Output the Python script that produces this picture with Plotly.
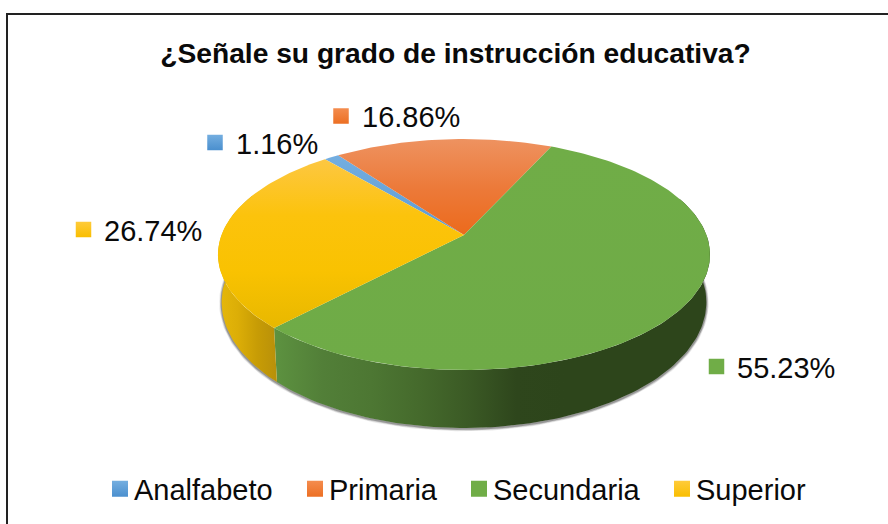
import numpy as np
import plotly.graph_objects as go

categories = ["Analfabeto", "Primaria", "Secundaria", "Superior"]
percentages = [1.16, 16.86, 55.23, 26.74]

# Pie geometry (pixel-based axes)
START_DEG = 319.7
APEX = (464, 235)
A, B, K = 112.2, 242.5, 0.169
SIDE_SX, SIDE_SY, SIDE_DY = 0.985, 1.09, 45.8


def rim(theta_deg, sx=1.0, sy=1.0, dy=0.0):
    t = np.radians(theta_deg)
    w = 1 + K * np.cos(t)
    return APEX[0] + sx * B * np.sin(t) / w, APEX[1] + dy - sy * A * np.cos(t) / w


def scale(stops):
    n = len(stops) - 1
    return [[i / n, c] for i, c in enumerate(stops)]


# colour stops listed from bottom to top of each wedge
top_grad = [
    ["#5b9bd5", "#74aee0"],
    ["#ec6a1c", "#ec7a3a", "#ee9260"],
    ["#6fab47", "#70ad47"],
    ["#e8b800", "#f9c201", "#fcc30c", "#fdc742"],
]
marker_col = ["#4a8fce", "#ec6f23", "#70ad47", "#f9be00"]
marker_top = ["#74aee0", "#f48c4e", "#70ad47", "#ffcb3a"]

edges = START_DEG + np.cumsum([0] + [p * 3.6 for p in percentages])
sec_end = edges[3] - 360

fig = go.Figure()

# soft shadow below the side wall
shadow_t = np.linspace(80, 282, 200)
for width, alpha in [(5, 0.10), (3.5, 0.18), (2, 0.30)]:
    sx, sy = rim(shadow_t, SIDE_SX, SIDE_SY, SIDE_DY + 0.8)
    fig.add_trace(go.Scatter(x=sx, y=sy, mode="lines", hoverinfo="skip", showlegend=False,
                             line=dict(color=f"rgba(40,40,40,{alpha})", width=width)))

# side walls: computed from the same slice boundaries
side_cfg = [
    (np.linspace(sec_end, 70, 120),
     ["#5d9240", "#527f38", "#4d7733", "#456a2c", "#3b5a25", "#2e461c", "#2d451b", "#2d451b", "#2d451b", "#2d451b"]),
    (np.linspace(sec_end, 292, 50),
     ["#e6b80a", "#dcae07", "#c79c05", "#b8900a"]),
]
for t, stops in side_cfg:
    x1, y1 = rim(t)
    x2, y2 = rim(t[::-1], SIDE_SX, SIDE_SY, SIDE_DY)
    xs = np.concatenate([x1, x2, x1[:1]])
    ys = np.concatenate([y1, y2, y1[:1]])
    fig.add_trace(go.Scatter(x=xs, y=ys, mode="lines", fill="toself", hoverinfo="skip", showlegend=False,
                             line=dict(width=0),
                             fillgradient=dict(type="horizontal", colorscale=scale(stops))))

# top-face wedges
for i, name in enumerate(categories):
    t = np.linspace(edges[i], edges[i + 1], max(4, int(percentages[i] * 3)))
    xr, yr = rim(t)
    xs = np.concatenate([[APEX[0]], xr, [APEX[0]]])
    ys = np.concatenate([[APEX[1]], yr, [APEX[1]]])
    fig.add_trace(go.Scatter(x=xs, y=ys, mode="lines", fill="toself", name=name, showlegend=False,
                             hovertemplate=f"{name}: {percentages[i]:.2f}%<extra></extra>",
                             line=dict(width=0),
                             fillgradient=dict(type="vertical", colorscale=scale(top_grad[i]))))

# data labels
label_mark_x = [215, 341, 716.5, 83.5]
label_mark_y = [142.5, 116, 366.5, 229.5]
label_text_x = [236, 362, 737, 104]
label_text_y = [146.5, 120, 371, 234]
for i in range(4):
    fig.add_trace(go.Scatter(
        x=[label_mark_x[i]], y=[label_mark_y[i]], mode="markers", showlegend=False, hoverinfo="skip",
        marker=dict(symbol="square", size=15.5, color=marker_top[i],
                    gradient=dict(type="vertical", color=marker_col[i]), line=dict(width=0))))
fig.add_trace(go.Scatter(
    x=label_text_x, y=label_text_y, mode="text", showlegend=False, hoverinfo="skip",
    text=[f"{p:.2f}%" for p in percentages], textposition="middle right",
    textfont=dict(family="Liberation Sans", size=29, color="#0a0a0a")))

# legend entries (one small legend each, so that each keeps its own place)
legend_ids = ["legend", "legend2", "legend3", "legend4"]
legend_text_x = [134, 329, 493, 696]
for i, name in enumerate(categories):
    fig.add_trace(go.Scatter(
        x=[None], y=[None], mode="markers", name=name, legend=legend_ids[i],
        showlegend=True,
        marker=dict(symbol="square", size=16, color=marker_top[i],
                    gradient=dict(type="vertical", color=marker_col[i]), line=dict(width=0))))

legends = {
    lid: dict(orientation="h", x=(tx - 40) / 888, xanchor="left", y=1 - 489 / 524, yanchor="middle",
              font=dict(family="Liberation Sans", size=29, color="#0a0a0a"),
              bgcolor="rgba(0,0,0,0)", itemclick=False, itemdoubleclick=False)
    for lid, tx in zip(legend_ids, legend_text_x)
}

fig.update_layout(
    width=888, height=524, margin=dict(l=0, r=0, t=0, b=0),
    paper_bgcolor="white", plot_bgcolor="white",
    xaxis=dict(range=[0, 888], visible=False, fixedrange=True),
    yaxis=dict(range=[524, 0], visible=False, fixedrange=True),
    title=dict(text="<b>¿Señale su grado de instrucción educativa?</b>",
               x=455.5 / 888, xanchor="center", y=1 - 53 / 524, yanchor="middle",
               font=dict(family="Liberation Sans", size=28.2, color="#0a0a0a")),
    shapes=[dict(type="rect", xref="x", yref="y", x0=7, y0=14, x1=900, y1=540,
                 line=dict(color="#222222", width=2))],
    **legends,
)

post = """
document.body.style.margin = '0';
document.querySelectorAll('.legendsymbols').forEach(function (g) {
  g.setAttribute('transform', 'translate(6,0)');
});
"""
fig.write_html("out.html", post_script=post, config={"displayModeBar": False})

========

• [Set task]
Transcribe each line above verbatim, with the pictures left out.

• [The response]
Output the Python script that produces this picture with Plotly.
import numpy as np
import plotly.graph_objects as go

categories = ["Analfabeto", "Primaria", "Secundaria", "Superior"]
percentages = [1.16, 16.86, 55.23, 26.74]

# Pie geometry (pixel-based axes)
START_DEG = 319.7
APEX = (464, 235)
A, B, K = 112.2, 242.5, 0.169
SIDE_SX, SIDE_SY, SIDE_DY = 0.985, 1.09, 45.8


def rim(theta_deg, sx=1.0, sy=1.0, dy=0.0):
    t = np.radians(theta_deg)
    w = 1 + K * np.cos(t)
    return APEX[0] + sx * B * np.sin(t) / w, APEX[1] + dy - sy * A * np.cos(t) / w


def scale(stops):
    n = len(stops) - 1
    return [[i / n, c] for i, c in enumerate(stops)]


# colour stops listed from bottom to top of each wedge
top_grad = [
    ["#5b9bd5", "#74aee0"],
    ["#ec6a1c", "#ec7a3a", "#ee9260"],
    ["#6fab47", "#70ad47"],
    ["#e8b800", "#f9c201", "#fcc30c", "#fdc742"],
]
marker_col = ["#4a8fce", "#ec6f23", "#70ad47", "#f9be00"]
marker_top = ["#74aee0", "#f48c4e", "#70ad47", "#ffcb3a"]

edges = START_DEG + np.cumsum([0] + [p * 3.6 for p in percentages])
sec_end = edges[3] - 360

fig = go.Figure()

# soft shadow below the side wall
shadow_t = np.linspace(80, 282, 200)
for width, alpha in [(5, 0.10), (3.5, 0.18), (2, 0.30)]:
    sx, sy = rim(shadow_t, SIDE_SX, SIDE_SY, SIDE_DY + 0.8)
    fig.add_trace(go.Scatter(x=sx, y=sy, mode="lines", hoverinfo="skip", showlegend=False,
                             line=dict(color=f"rgba(40,40,40,{alpha})", width=width)))

# side walls: computed from the same slice boundaries
side_cfg = [
    (np.linspace(sec_end, 70, 120),
     ["#5d9240", "#527f38", "#4d7733", "#456a2c", "#3b5a25", "#2e461c", "#2d451b", "#2d451b", "#2d451b", "#2d451b"]),
    (np.linspace(sec_end, 292, 50),
     ["#e6b80a", "#dcae07", "#c79c05", "#b8900a"]),
]
for t, stops in side_cfg:
    x1, y1 = rim(t)
    x2, y2 = rim(t[::-1], SIDE_SX, SIDE_SY, SIDE_DY)
    xs = np.concatenate([x1, x2, x1[:1]])
    ys = np.concatenate([y1, y2, y1[:1]])
    fig.add_trace(go.Scatter(x=xs, y=ys, mode="lines", fill="toself", hoverinfo="skip", showlegend=False,
                             line=dict(width=0),
                             fillgradient=dict(type="horizontal", colorscale=scale(stops))))

# top-face wedges
for i, name in enumerate(categories):
    t = np.linspace(edges[i], edges[i + 1], max(4, int(percentages[i] * 3)))
    xr, yr = rim(t)
    xs = np.concatenate([[APEX[0]], xr, [APEX[0]]])
    ys = np.concatenate([[APEX[1]], yr, [APEX[1]]])
    fig.add_trace(go.Scatter(x=xs, y=ys, mode="lines", fill="toself", name=name, showlegend=False,
                             hovertemplate=f"{name}: {percentages[i]:.2f}%<extra></extra>",
                             line=dict(width=0),
                             fillgradient=dict(type="vertical", colorscale=scale(top_grad[i]))))

# data labels
label_mark_x = [215, 341, 716.5, 83.5]
label_mark_y = [142.5, 116, 366.5, 229.5]
label_text_x = [236, 362, 737, 104]
label_text_y = [146.5, 120, 371, 234]
for i in range(4):
    fig.add_trace(go.Scatter(
        x=[label_mark_x[i]], y=[label_mark_y[i]], mode="markers", showlegend=False, hoverinfo="skip",
        marker=dict(symbol="square", size=15.5, color=marker_top[i],
                    gradient=dict(type="vertical", color=marker_col[i]), line=dict(width=0))))
fig.add_trace(go.Scatter(
    x=label_text_x, y=label_text_y, mode="text", showlegend=False, hoverinfo="skip",
    text=[f"{p:.2f}%" for p in percentages], textposition="middle right",
    textfont=dict(family="Liberation Sans", size=29, color="#0a0a0a")))

# legend entries (one small legend each, so that each keeps its own place)
legend_ids = ["legend", "legend2", "legend3", "legend4"]
legend_text_x = [134, 329, 493, 696]
for i, name in enumerate(categories):
    fig.add_trace(go.Scatter(
        x=[None], y=[None], mode="markers", name=name, legend=legend_ids[i],
        showlegend=True,
        marker=dict(symbol="square", size=16, color=marker_top[i],
                    gradient=dict(type="vertical", color=marker_col[i]), line=dict(width=0))))

legends = {
    lid: dict(orientation="h", x=(tx - 40) / 888, xanchor="left", y=1 - 489 / 524, yanchor="middle",
              font=dict(family="Liberation Sans", size=29, color="#0a0a0a"),
              bgcolor="rgba(0,0,0,0)", itemclick=False, itemdoubleclick=False)
    for lid, tx in zip(legend_ids, legend_text_x)
}

fig.update_layout(
    width=888, height=524, margin=dict(l=0, r=0, t=0, b=0),
    paper_bgcolor="white", plot_bgcolor="white",
    xaxis=dict(range=[0, 888], visible=False, fixedrange=True),
    yaxis=dict(range=[524, 0], visible=False, fixedrange=True),
    title=dict(text="<b>¿Señale su grado de instrucción educativa?</b>",
               x=455.5 / 888, xanchor="center", y=1 - 53 / 524, yanchor="middle",
               font=dict(family="Liberation Sans", size=28.2, color="#0a0a0a")),
    shapes=[dict(type="rect", xref="x", yref="y", x0=7, y0=14, x1=900, y1=540,
                 line=dict(color="#222222", width=2))],
    **legends,
)

post = """
document.body.style.margin = '0';
document.querySelectorAll('.legendsymbols').forEach(function (g) {
  g.setAttribute('transform', 'translate(6,0)');
});
"""
fig.write_html("out.html", post_script=post, config={"displayModeBar": False})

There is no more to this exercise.